Thiel Owners


Guys-

I just scored a sweet pair of CS 2.4SE loudspeakers. Anyone else currently or previously owned this model?
Owners of the CS 2.4 or CS 2.7 are free to chime in as well. Thiel are excellent w/ both tubed or solid-state gear!

Keep me posted & Happy Listening!
jafant
Holco - thank you for the report.
Regarding leakage - ideally you want none, but practically a small woofer enclosure leak doesn't do much. Are both channels the same? Of serious concern is if the woofer enclosure leaks into the midrange sub-enclosure. Push both the woofer and passive and see if the midrange moves. If so, troubleshoot.

Regarding foil coils. I await your comments on that change. News from the research front: foil alloy is considerably purer than wire alloy. As I've mentioned, Thiel used 6-9s ultra aerospace wire from 1978 onward. By 1995 that wire was no longer available and we used 4-9s specified as C10100plus. That seems to be the best wire currently in use, except for specialty boutique producers such as Cardas. I have learned that ERSE, Jantzen and other high-end suppliers now top out at 3-9s C11000 @99.9% with higher oxygen allowances. Jantzen specifically disclaims audible benefits beyond this C11000 grade, etc. etc.
My personal experience is to the contrary, having spent the summer of '78 comparing wire. Some auditory brains hear the difference. I am currently exploring a solution strategy.

Beetle - your FST coils and hookup wire meet the C11000 spec. But your FST coil winding was less than best. I await your experience with Cardas hookup wire.

Audio inductor foil meets better than C10100. It is as good as the original ITT 6-9s aerospace wire that I secured in 1978. So the generally accepted higher performance of foil coils might be attributable to some combination of  foil skin effect reduction, tighter wrap and purity of alloy.

Lotta mystery.


Great that there are subjective improvements noted with the upgrade. Can we agree on objective measurements that would capture such an audible improvements and continue the Thiel tradition of both objective and subjective substantiation of improvements?
From Jim Thiel in Soundstage review of 2.4SE
http://www.soundstageultra.com/equipment/thiel_cs24se.htm


How were the improvements measured? Jim Thiel again: "The improved resolution is not the kind of thing that shows up well in measurements; the magnitude of the difference between the CS2.4 and the CS2.4SE is more easily heard than discerned from graphs.
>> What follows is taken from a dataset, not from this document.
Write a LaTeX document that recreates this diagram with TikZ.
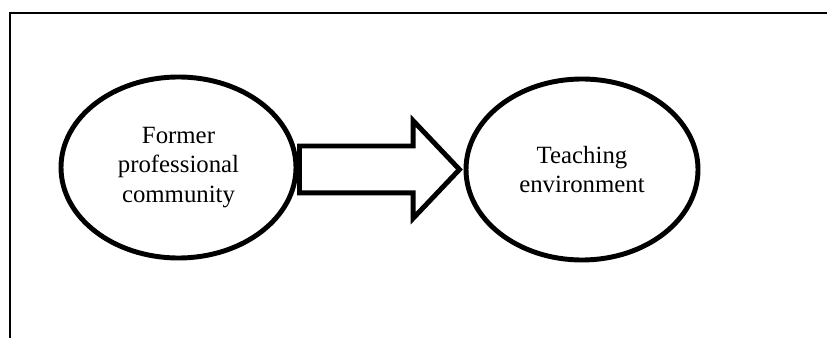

The new capacitors allow more nuance, air, detail, and decay to be reproduced by the coaxial drive unit. This was especially evident to us when listening to recordings that contained realistic reverberation, as well as recordings where the instruments were not processed heavily."
Rules - if an engineer with today's tools put his chops to it, the differences could probably be verified. It takes a lot of doing and my experience is that measurements only verify what we already learn through listening. I suspect the Klippel analysis system could show some relevant information. I don't know who might be working at such a fine level of analysis.

For the record, what Thiel would do is discern the improvement by ear, then subject the change to objective measurement. If anything could be determined to be harmed then it's "back to work". If no objective change could be measured, then it's down to cost / benefit discussion among the team.
@tomthiel 
Not that I’m an expert or professional but that approach sounds “right”. Measurements are useful for identifying problems but not necessarily helpful for indicating superior SQ. How is it that amps, for example, with similar measurements sound so different? The improvements I’m hearing in terms of resolution and transparency are undeniable but I’m doubtful there would be any meaningful difference on a frequency response or waterfall plot.